The second kind of soil was the kind we often see at really high mountain elevations—a thick layer of bedrock with a thin layer of soil. The seed takes root but is unable to penetrate the bedrock and cannot develop the deep roots necessary for mature growth. This kind of soil describes those of us whose hearts and faith are fine when life is going our way, when we are feeling blessed by God. But when we lose our job, or a loved one, or our health fails, these setbacks and disappointments become barriers to our ongoing spiritual growth and we stop nourishing the seed of God in us.

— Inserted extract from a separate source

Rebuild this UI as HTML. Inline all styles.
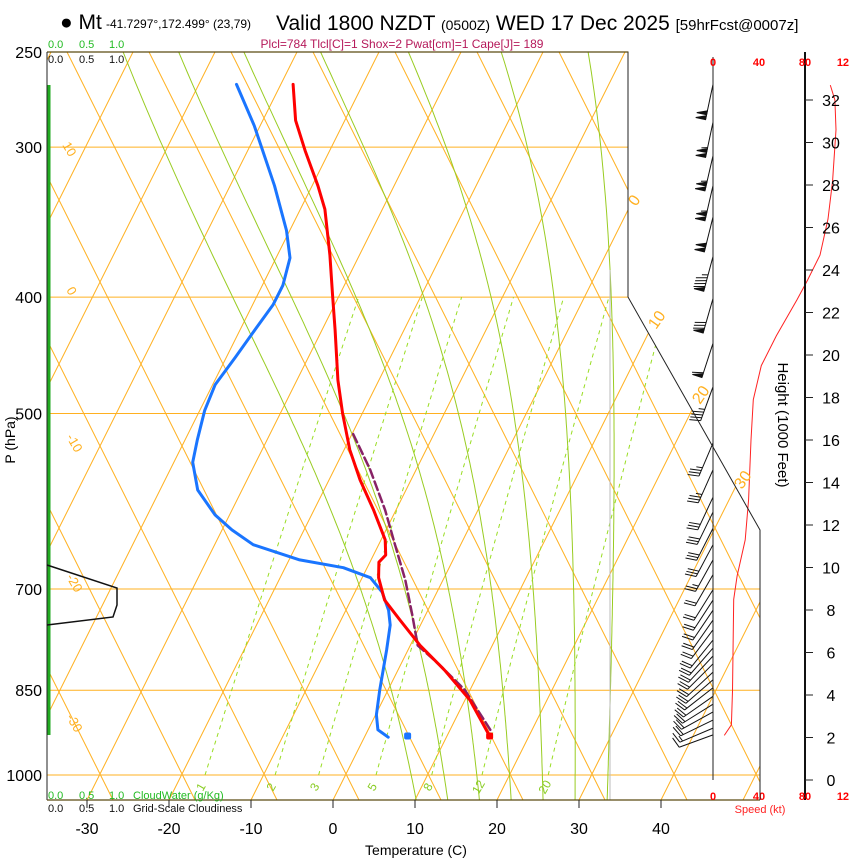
<!DOCTYPE html>
<html><head><meta charset="utf-8">
<style>
html,body{margin:0;padding:0;background:#fff;}
svg{display:block;font-family:"Liberation Sans",sans-serif;}
</style></head>
<body>
<svg id="chart" width="850" height="860" viewBox="0 0 850 860" xmlns="http://www.w3.org/2000/svg">
<defs>
<clipPath id="plotclip"><polygon points="47,52 628,52 628,297 760,530 760,800 47,800"/></clipPath>
</defs>
<g id="grid" clip-path="url(#plotclip)"></g>
<g id="series"></g>
<g id="frame">
<polyline points="47,52 628,52 628,297 760,530 760,800" fill="none" stroke="#222" stroke-width="1"/>
<line x1="47" y1="52" x2="628" y2="52" stroke="#5a4a10" stroke-width="1.2"/>
<line x1="47" y1="52" x2="47" y2="800" stroke="#222" stroke-width="1"/>
<line x1="47" y1="800" x2="760" y2="800" stroke="#5a4a10" stroke-width="1.2"/>
<line x1="713" y1="57" x2="713" y2="780" stroke="#222" stroke-width="1"/>
<line x1="805" y1="52" x2="805" y2="800" stroke="#111" stroke-width="2"/>
<line x1="49" y1="85" x2="49" y2="735" stroke="#22aa22" stroke-width="3"/>
<polyline points="47,565 117,588 117,605 113,617 47,625" fill="none" stroke="#111" stroke-width="1.5"/>
</g>
<g id="labels">
<text x="60" y="29" font-size="21">● Mt</text>
<text x="106" y="28" font-size="12">-41.7297°,172.499° (23,79)</text>
<text x="276" y="30" font-size="21">Valid 1800 NZDT <tspan font-size="14">(0500Z)</tspan> WED 17 Dec 2025 <tspan font-size="15">[59hrFcst@0007z]</tspan></text>
<text x="402" y="48" font-size="12" fill="#b5195a" text-anchor="middle">Plcl=784 Tlcl[C]=1 Shox=2 Pwat[cm]=1 Cape[J]= 189</text>
<text y="48" font-size="11" fill="#22bb22"><tspan x="48">0.0</tspan><tspan x="79">0.5</tspan><tspan x="109">1.0</tspan></text>
<text y="63" font-size="11" fill="#111"><tspan x="48">0.0</tspan><tspan x="79">0.5</tspan><tspan x="109">1.0</tspan></text>
<text y="799" font-size="11" fill="#22bb22"><tspan x="48">0.0</tspan><tspan x="79">0.5</tspan><tspan x="109">1.0</tspan><tspan x="133">CloudWater (g/Kg)</tspan></text>
<text y="812" font-size="11" fill="#111"><tspan x="48">0.0</tspan><tspan x="79">0.5</tspan><tspan x="109">1.0</tspan><tspan x="133">Grid-Scale Cloudiness</tspan></text>
<text x="416" y="855" font-size="14" text-anchor="middle">Temperature (C)</text>
<text x="15" y="440" font-size="14" text-anchor="middle" transform="rotate(-90 15 440)">P (hPa)</text>
<text x="778" y="425" font-size="15" text-anchor="middle" transform="rotate(90 778 425)">Height (1000 Feet)</text>
<text x="760" y="813" font-size="11" fill="#ff2222" text-anchor="middle">Speed (kt)</text>
</g>
<g id="axes"></g>
</svg>
<script>
// ---- data ----
const tempP = [928,866,818,780,743,715,685,665,656,637,602,568,536,500,469,426,400,369,338,323,302,285,266];
const tempT = [15.2,10.6,5.7,1.2,-2.8,-5.9,-8.0,-8.9,-8.5,-9.5,-12.7,-16.2,-19.3,-22.4,-25.0,-28.4,-30.7,-33.6,-37.0,-39.3,-43.0,-46.0,-48.5];
const dewP = [930,917,891,850,787,750,729,704,685,672,662,643,625,607,579,549,526,497,473,449,426,406,391,371,352,323,288,266];
const dewT = [2.9,1.2,0.1,-1.0,-2.6,-3.7,-4.8,-6.7,-9.0,-12.9,-18.7,-25.3,-28.8,-31.8,-35.4,-37.7,-38.5,-39.4,-39.7,-38.9,-38.2,-37.5,-37.5,-38.3,-40.4,-44.6,-50.7,-55.4];
const parcelP = [917,850,810,780,736,688,643,602,557,518];
const parcelT = [14.9,9.4,4.8,0.9,-1.6,-4.6,-8.0,-11.3,-15.6,-20.1];
const sfcTempP = 928, sfcTempT = 15.2;
const sfcDewP = 928, sfcDewT = 5.2;
const barbP = [266,286,305,323,343,370,401,437,475,529,557,587,604,623,643,662,681,701,715,729,743,757,772,784,796,808,821,833,846,860,873,886,900,914,926];
const barbDir = [192,192,193,193,194,195,196,198,200,203,204,205,206,207,208,209,210,212,213,214,215,217,219,221,223,225,227,229,232,235,238,241,244,247,250];
const barbSpd = [100,105,105,105,100,95,80,60,45,35,33,32,30,30,28,25,22,20,20,20,20,20,18,18,18,18,18,18,18,18,18,18,18,15,10];
const spdHeight = [2.1,2.6,4.2,8.5,9.6,11.3,13.2,16.0,17.9,19.5,20.9,22.6,23.5,24.7,26.4,28.2,30.6,32.0,32.7];
const spdKt = [9.8,16,17,18,21,28,31,33,35,42,55,73,82,93,100,104,107,106,102];
const tempTicks = [-30,-20,-10,0,10,20,30,40];
const pressTicks = [250,300,400,500,700,850,1000];
const heightTicks = [0,2,4,6,8,10,12,14,16,18,20,22,24,26,28,30,32];
const speedTicks = ["0","40","80","12"];
const speedTickVals = [0,40,80,113];
const mixRatios = [1,2,3,5,8,12,20];
const moistThetas = [8,12,16,20,24,28,32];
const dryLabels = ["10","0","-10","-20","-30"];
const dryLabelsR = ["0","10","20","30"];

// ---- scales ----
const NS='http://www.w3.org/2000/svg';
function yP(p){return 775+521.5*Math.log(p/1000);}
function xT(T,y){return 333+8.2*T+0.5*(800-y);}
function yH(h){return 780-21.25*h;}
function xS(s){return 713+s*1.15;}
function el(tag,attrs,parent){const e=document.createElementNS(NS,tag);for(const k in attrs)e.setAttribute(k,attrs[k]);parent.appendChild(e);return e;}
const grid=document.getElementById('grid'), series=document.getElementById('series'), axes=document.getElementById('axes');
const ORANGE='#ffb020';

pressTicks.forEach(p=>{const y=yP(p);
 const l=el('line',{x1:47,y1:y,x2:760,y2:y,stroke:ORANGE,'stroke-width':1},grid);
 
 
 const t=el('text',{x:42,y:y+6,'font-size':16,'text-anchor':'end'},axes);t.textContent=p;
 
 
});
for(let k=-20;k<=12;k++){
 const x0=333+82*k;
 const a=el('line',{x1:x0,y1:800,x2:x0+0.5*748,y2:52,stroke:ORANGE,'stroke-width':1},grid);
 
 
 const x1=359+82*k;
 const b=el('line',{x1:x1,y1:800,x2:x1-0.5*748,y2:52,stroke:ORANGE,'stroke-width':1},grid);
 
 
}
function dTdp(p,T){const Tc=T-273.15;const es=6.112*Math.exp(17.67*Tc/(Tc+243.5));const rs=0.622*es/(p-es);
 return (287*T+2.5e6*rs)/(p*(1005+2.5e6*2.5e6*rs*0.622/(287*T*T)));}
moistThetas.forEach(th=>{
 let T=th+273.15,p=1000;
 while(p<1050){T+=dTdp(p,T)*2;p+=2;}
 const pts=[];
 while(p>=240){const y=yP(p);pts.push(xT(T-273.15,y).toFixed(1)+','+y.toFixed(1));T-=dTdp(p,T)*5;p-=5;}
 const l=el('polyline',{points:pts.join(' '),fill:'none',stroke:'#99cc22','stroke-width':1},grid);
 
 
});
mixRatios.forEach(w=>{
 const pts=[];
 for(let p=1000;p>=400;p-=10){const e=w*p/(622+w);const L=Math.log(e/6.112);const Td=243.5*L/(17.67-L);const y=yP(p);pts.push(xT(Td,y).toFixed(1)+','+y.toFixed(1));}
 const l=el('polyline',{points:pts.join(' '),fill:'none',stroke:'#99dd22','stroke-width':1,'stroke-dasharray':'4,4'},grid);
 
 
 const e=w*1020/(622+w);const L=Math.log(e/6.112);const Td=243.5*L/(17.67-L);
 const tx=xT(Td,787);
 const t=el('text',{x:tx,y:791,'font-size':12,fill:'#88cc22','text-anchor':'middle',transform:'rotate(-60 '+tx+' 787)'},grid);t.textContent=w;
 
 
});
const gl=el('line',{x1:610,y1:270,x2:610,y2:800,stroke:'#bbb','stroke-width':1},grid);


const lpos=[[62,145],[66,290],[66,437],[66,577],[66,717]];
dryLabels.forEach((s,i)=>{const t=el('text',{x:lpos[i][0],y:lpos[i][1],'font-size':13,fill:ORANGE,transform:'rotate(60 '+lpos[i][0]+' '+lpos[i][1]+')'},axes);t.textContent=s;
 
 });
const rpos=[[636,207],[656,330],[700,405],[742,490]];
dryLabelsR.forEach((s,i)=>{const t=el('text',{x:rpos[i][0],y:rpos[i][1],'font-size':16,fill:ORANGE,transform:'rotate(-55 '+rpos[i][0]+' '+rpos[i][1]+')'},axes);t.textContent=s;
 
 });
tempTicks.forEach(T=>{const x=333+8.2*T;
 const l=el('line',{x1:x,y1:800,x2:x,y2:808,stroke:'#222'},axes);
 
 
 const t=el('text',{x:x,y:834,'font-size':16,'text-anchor':'middle'},axes);t.textContent=T;
 
 });
heightTicks.forEach(h=>{const y=yH(h);
 const l=el('line',{x1:805,y1:y,x2:813,y2:y,stroke:'#222'},axes);
 
 
 const t=el('text',{x:831,y:y+6,'font-size':16,'text-anchor':'middle'},axes);t.textContent=h;
 
 });
speedTickVals.forEach((s,i)=>{[66,800].forEach(y=>{
 const t=el('text',{x:xS(s),y:y,'font-size':11,fill:'#ff0000','font-weight':'bold','text-anchor':'middle'},axes);t.textContent=speedTicks[i];
 
 });});
const sb=el('line',{x1:760,y1:530,x2:760,y2:800,stroke:'#222'},axes);


function line(P,T,attrs){const pts=P.map((p,i)=>{const y=yP(p);return xT(T[i],y).toFixed(1)+','+y.toFixed(1);}).join(' ');
 return el('polyline',Object.assign({points:pts,fill:'none','stroke-linejoin':'round','stroke-linecap':'round'},attrs),series);}
const dl=line(dewP,dewT,{stroke:'#1a75ff','stroke-width':3});


const pl=line(parcelP,parcelT,{stroke:'#882266','stroke-width':2.5,'stroke-dasharray':'9,4'});


const tl=line(tempP,tempT,{stroke:'#ff0000','stroke-width':3});


{const y=yP(sfcDewP);const c=el('rect',{x:xT(sfcDewT,y)-3.5,y:y-3.5,width:7,height:7,rx:2,fill:'#1a75ff'},series);
 
 }
{const y=yP(sfcTempP);const c=el('rect',{x:xT(sfcTempT,y)-3.5,y:y-3.5,width:7,height:7,rx:2,fill:'#ff0000'},series);
 
 }
{const pts=spdHeight.map((h,i)=>xS(spdKt[i]).toFixed(1)+','+yH(h).toFixed(1)).join(' ');
 const l=el('polyline',{points:pts,fill:'none',stroke:'#ff2222','stroke-width':1},series);
 
 }
barbP.forEach((p,i)=>{
 const y0=yP(p),x0=713,d=barbDir[i]*Math.PI/180,L=36;
 const ux=Math.sin(d),uy=-Math.cos(d);
 const ex=x0+ux*L,ey=y0+uy*L;
 const bx=-Math.abs(uy), by=(uy>0?-Math.abs(ux):Math.abs(ux));
 const g=el('g',{stroke:'#111','stroke-width':1,fill:'#111'},series);
 
 
 el('line',{x1:x0,y1:y0,x2:ex,y2:ey},g);
 let s=Math.round(barbSpd[i]/5)*5,pos=0;
 while(s>=50){const ax=ex-ux*pos,ay=ey-uy*pos;const cx=ex-ux*(pos+4),cy=ey-uy*(pos+4);
  el('polygon',{points:ax+','+ay+' '+(ax+bx*10)+','+(ay+by*10)+' '+cx+','+cy},g);pos+=5;s-=50;}
 while(s>=10){const ax=ex-ux*pos,ay=ey-uy*pos;el('line',{x1:ax,y1:ay,x2:ax+bx*11+ux*3,y2:ay+by*11+uy*3},g);pos+=3;s-=10;}
 if(s>=5){const ax=ex-ux*pos,ay=ey-uy*pos;el('line',{x1:ax,y1:ay,x2:ax+bx*6+ux*1.5,y2:ay+by*6+uy*1.5},g);}
});
</script>
</body></html>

We feel like God has turned God's back on us so we reciprocate, and the seed of faith within us withers and eventually dies.

But my guess is we middle class, educated mostly together folks here at First Moravian are prone to resemble the third kind of soil, the soil full of thorns and weeds. Most all of us experience daily if not hourly, the clamor of competing choices for our attention and our priorities. We get busy with our jobs, our families, our hobbies, following our favorite sports teams that we have little left over to nourish the seed God has planted in us. So much of our time, our talent and our financial resources are given over to competing gods of amusement, pleasure, and comfort that our tithe to God is crowded out. And when we leave this earth our legacy will be an accumulation of stuff and forgotten experiences, not fruit, but weeds. Will you leave this life looking backward at your missed opportunities? Full of regrets as to how you used the intelligence, the time and resources God has given you? Will you depart this world and leave it none the better, for having taken up space and used resources in it?

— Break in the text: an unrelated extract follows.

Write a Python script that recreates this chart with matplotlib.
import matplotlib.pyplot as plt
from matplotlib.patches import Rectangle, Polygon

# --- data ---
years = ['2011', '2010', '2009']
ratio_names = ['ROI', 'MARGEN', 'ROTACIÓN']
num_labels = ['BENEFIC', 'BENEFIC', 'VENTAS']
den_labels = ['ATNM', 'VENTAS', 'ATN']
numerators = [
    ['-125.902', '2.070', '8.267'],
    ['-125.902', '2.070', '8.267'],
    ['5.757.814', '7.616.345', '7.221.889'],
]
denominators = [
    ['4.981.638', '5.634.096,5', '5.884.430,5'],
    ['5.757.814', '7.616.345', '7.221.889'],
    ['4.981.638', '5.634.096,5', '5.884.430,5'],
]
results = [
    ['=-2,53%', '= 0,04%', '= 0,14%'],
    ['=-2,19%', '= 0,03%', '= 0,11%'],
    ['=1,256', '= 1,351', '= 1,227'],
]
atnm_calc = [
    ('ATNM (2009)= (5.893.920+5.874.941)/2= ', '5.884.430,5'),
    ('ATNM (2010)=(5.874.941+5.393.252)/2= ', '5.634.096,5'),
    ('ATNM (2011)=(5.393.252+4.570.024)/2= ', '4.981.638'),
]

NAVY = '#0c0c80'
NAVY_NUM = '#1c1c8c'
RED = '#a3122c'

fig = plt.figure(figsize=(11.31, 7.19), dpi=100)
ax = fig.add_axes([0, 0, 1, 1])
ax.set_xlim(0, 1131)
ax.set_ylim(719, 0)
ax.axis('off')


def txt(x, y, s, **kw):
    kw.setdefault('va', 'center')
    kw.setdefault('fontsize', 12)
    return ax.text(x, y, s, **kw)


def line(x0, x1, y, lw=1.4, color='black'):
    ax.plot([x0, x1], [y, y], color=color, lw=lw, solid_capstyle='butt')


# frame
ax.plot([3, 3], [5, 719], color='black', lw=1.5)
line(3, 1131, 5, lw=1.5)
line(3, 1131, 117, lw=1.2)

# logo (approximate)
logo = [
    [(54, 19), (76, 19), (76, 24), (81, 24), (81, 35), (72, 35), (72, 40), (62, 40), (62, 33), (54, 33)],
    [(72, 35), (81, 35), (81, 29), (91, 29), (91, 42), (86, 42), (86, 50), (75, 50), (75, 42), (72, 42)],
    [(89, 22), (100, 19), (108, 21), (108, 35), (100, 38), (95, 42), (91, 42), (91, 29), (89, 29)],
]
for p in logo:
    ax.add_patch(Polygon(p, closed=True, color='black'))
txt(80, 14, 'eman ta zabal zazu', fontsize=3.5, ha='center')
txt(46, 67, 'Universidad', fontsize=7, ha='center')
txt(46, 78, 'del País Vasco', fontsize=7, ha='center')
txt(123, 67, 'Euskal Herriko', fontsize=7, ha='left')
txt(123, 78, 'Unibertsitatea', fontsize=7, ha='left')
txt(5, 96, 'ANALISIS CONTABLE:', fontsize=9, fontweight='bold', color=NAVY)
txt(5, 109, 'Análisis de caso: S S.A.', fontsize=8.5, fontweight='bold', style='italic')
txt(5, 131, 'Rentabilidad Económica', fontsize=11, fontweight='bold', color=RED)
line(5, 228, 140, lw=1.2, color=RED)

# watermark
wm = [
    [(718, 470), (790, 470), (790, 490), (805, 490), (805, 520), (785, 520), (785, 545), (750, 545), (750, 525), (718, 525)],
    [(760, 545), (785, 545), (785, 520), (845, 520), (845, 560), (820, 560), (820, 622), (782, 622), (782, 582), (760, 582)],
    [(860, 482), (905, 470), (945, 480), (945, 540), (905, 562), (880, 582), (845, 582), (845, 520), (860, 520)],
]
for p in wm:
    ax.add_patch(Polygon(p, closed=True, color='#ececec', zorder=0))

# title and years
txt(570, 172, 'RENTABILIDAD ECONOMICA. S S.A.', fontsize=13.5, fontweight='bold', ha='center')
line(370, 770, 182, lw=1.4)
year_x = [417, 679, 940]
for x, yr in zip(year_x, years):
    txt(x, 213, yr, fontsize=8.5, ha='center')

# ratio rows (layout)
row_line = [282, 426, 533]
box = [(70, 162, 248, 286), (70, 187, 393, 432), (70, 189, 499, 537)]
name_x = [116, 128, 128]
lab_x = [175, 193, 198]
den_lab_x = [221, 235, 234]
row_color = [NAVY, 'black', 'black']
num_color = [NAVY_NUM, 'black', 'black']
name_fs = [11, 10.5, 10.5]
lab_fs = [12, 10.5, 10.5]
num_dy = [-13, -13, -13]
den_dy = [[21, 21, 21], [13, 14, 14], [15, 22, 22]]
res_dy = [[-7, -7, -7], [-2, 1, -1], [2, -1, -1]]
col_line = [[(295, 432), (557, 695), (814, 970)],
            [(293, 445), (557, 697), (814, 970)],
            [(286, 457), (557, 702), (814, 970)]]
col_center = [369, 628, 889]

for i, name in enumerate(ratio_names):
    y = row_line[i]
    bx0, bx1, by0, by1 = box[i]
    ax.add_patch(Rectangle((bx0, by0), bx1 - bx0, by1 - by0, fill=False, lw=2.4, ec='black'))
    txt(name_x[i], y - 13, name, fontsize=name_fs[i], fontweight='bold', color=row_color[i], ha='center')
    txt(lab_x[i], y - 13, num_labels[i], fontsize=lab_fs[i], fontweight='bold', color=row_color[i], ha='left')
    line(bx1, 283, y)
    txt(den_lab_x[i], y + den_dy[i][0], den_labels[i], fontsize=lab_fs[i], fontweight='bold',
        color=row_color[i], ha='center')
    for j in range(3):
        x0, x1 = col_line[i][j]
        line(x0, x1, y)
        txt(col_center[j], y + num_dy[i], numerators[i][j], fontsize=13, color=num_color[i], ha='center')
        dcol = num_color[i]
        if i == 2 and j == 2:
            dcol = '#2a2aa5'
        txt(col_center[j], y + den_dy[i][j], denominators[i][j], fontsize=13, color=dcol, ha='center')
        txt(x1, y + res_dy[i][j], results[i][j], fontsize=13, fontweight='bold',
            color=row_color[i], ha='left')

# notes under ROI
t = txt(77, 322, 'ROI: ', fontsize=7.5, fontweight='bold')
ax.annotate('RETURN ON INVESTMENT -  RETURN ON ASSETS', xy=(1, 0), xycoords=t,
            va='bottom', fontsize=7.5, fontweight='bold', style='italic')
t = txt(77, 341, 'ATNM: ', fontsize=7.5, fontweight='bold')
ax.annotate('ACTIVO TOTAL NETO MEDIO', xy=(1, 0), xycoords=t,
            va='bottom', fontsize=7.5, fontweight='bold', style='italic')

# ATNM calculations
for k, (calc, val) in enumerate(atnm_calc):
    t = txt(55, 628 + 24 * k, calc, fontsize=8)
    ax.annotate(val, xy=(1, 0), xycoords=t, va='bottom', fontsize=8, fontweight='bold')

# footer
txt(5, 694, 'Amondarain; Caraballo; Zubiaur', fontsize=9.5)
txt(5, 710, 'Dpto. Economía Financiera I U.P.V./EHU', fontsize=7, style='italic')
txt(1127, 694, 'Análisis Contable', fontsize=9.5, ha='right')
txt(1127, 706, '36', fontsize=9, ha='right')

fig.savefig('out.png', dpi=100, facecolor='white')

Jesus calls the fourth kind of soil good soil. Soil where the seed can take deep root and bring forth a harvest of thirty, sixty or 100 fold. Good soil represents an open and receptive human heart. A trusting heart that has faith that, no matter what, the seed will do its work of bringing forth a bountiful harvest. A heart that is willing to risk and this give first priority and allegiance to God and bringing about God's kingdom. When we are good soil our response to the seeds God has planted is to be a generous and cheerful giver of our time, our talents and our financial resources to the work of God's kingdom, whether through this congregation or other avenues available to us in Greensboro and the greater Moravian church.

So what kind of soil are you? I know I've been all four kinds of soil in my life at different times and under various circumstances. When I've shut out God because I was a know-it-all teenager and young adult my soil was like that on the path. When I was consumed with career and family obligations my soil was one big patch of competing weeds and priorities. But what Jesus tells us in the parable, and what I know to be true from my own life, it is when I am “good soil” a person with an open and receptive heart to receiving the gifts God has given me and using my time, my talent and my financial resources for God's work that lasting fruit multiplied more than I could dream, is brought forth.

God can do so much more with our first fruits, rather than our leftovers.

What kind of harvest does your life, your soil yield?

Whatever kind of soil we each are now, we can commit ourselves anew right now to be more fertile, more friable, deeper and more responsive to the seeds God has already planted is us. The choice is up to each one of us. What kind of soil will you choose to be?